GIVEN REQUEST
Make an exact copy, from the records below, of the lines from the line containing "Reproduce this chart" to the line containing "ax = fig.add_axes([107", both lines included, excluding pictures.

Rows from a dataset of charts and code
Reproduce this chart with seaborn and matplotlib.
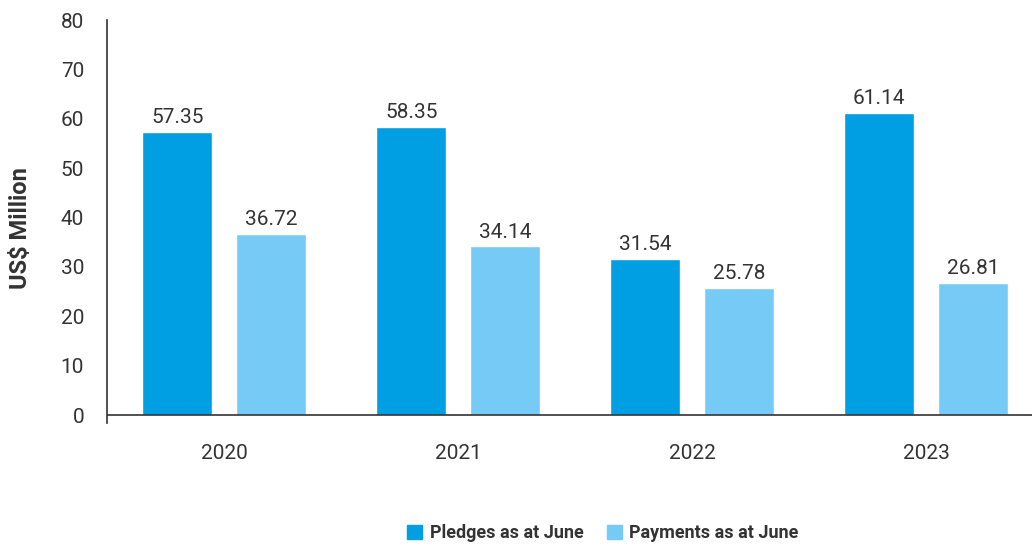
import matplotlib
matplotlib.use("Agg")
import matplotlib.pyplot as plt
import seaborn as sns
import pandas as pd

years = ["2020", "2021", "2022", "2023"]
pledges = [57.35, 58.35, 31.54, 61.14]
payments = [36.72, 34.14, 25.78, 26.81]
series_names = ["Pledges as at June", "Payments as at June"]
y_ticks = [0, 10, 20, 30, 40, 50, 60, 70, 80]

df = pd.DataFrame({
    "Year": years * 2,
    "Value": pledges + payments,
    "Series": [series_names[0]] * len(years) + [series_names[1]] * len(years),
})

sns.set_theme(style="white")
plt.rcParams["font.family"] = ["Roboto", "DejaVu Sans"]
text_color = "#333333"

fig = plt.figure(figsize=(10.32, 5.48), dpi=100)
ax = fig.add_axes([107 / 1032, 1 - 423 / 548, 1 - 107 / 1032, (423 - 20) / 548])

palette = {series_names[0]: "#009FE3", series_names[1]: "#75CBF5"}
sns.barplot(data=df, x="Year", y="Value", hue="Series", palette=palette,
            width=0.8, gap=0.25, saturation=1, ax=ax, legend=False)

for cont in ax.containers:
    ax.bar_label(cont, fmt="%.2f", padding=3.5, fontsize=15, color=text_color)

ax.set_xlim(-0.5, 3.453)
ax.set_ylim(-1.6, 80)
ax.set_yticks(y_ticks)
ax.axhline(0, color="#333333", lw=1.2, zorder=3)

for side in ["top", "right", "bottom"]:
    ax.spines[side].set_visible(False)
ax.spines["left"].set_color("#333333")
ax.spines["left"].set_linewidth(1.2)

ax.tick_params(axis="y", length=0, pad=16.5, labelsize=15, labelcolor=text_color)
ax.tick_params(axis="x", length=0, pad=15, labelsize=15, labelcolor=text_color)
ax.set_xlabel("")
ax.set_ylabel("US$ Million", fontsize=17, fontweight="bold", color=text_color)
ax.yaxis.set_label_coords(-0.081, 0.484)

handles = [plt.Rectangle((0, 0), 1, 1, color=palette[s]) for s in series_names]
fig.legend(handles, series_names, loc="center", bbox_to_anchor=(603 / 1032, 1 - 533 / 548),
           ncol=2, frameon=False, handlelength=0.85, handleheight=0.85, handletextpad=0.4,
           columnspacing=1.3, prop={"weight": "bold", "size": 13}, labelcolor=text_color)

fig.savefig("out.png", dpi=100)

...

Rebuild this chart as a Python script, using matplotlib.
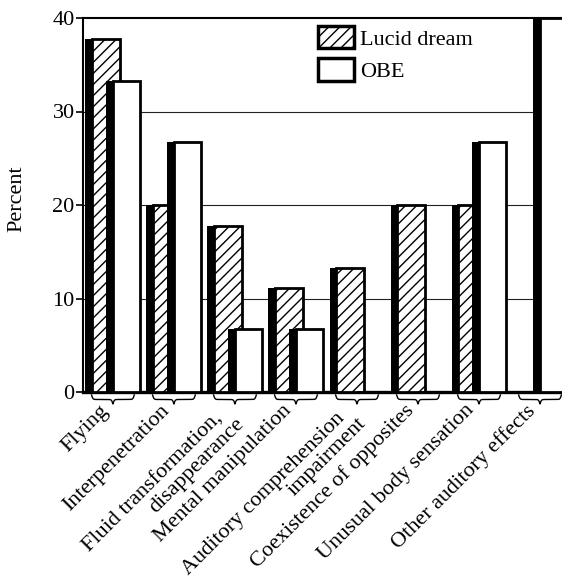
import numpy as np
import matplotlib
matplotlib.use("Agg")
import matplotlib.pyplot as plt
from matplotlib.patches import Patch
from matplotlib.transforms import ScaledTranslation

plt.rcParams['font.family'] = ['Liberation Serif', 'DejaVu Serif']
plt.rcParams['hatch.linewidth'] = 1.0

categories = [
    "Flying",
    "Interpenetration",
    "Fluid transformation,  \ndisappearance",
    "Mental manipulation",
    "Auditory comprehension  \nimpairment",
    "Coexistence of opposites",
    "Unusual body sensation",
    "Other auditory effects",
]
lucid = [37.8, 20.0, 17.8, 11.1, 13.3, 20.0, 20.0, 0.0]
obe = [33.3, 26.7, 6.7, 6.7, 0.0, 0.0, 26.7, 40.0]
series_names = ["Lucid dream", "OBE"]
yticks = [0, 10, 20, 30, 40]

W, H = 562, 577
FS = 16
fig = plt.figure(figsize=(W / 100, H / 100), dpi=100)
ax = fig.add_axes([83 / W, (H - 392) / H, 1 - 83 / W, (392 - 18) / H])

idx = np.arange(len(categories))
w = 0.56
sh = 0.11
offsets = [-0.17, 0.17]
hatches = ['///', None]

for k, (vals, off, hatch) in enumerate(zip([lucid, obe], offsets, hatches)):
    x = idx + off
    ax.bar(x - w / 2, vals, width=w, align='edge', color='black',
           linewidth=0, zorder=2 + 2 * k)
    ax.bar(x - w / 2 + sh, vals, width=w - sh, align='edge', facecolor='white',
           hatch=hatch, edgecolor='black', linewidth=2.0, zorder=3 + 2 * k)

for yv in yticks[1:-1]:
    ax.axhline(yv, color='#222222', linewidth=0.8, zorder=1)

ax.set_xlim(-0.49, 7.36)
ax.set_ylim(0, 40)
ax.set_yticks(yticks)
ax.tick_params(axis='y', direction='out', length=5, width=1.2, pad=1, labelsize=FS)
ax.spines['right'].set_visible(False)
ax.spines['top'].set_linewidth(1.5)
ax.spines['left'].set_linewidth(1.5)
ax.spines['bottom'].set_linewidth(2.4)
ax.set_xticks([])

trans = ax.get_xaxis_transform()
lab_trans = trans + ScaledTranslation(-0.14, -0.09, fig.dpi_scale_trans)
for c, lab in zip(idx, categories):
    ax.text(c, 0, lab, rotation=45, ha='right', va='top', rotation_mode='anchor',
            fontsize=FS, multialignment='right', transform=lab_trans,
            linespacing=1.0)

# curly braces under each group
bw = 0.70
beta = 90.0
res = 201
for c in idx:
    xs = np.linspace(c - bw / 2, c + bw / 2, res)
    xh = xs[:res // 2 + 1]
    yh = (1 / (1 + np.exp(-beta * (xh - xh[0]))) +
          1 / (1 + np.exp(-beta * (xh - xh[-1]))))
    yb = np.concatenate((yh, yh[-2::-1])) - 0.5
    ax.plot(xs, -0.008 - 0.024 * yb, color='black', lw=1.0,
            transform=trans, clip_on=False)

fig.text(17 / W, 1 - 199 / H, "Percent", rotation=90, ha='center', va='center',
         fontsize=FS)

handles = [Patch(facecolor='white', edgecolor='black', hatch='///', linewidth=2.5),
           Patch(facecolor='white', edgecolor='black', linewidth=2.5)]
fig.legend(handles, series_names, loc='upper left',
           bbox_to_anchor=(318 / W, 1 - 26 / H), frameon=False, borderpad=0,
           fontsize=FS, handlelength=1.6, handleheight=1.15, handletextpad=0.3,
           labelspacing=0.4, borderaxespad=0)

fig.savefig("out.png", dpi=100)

RESULT BELOW
Reproduce this chart with seaborn and matplotlib.
import matplotlib
matplotlib.use("Agg")
import matplotlib.pyplot as plt
import seaborn as sns
import pandas as pd

years = ["2020", "2021", "2022", "2023"]
pledges = [57.35, 58.35, 31.54, 61.14]
payments = [36.72, 34.14, 25.78, 26.81]
series_names = ["Pledges as at June", "Payments as at June"]
y_ticks = [0, 10, 20, 30, 40, 50, 60, 70, 80]

df = pd.DataFrame({
    "Year": years * 2,
    "Value": pledges + payments,
    "Series": [series_names[0]] * len(years) + [series_names[1]] * len(years),
})

sns.set_theme(style="white")
plt.rcParams["font.family"] = ["Roboto", "DejaVu Sans"]
text_color = "#333333"

fig = plt.figure(figsize=(10.32, 5.48), dpi=100)
ax = fig.add_axes([107 / 1032, 1 - 423 / 548, 1 - 107 / 1032, (423 - 20) / 548])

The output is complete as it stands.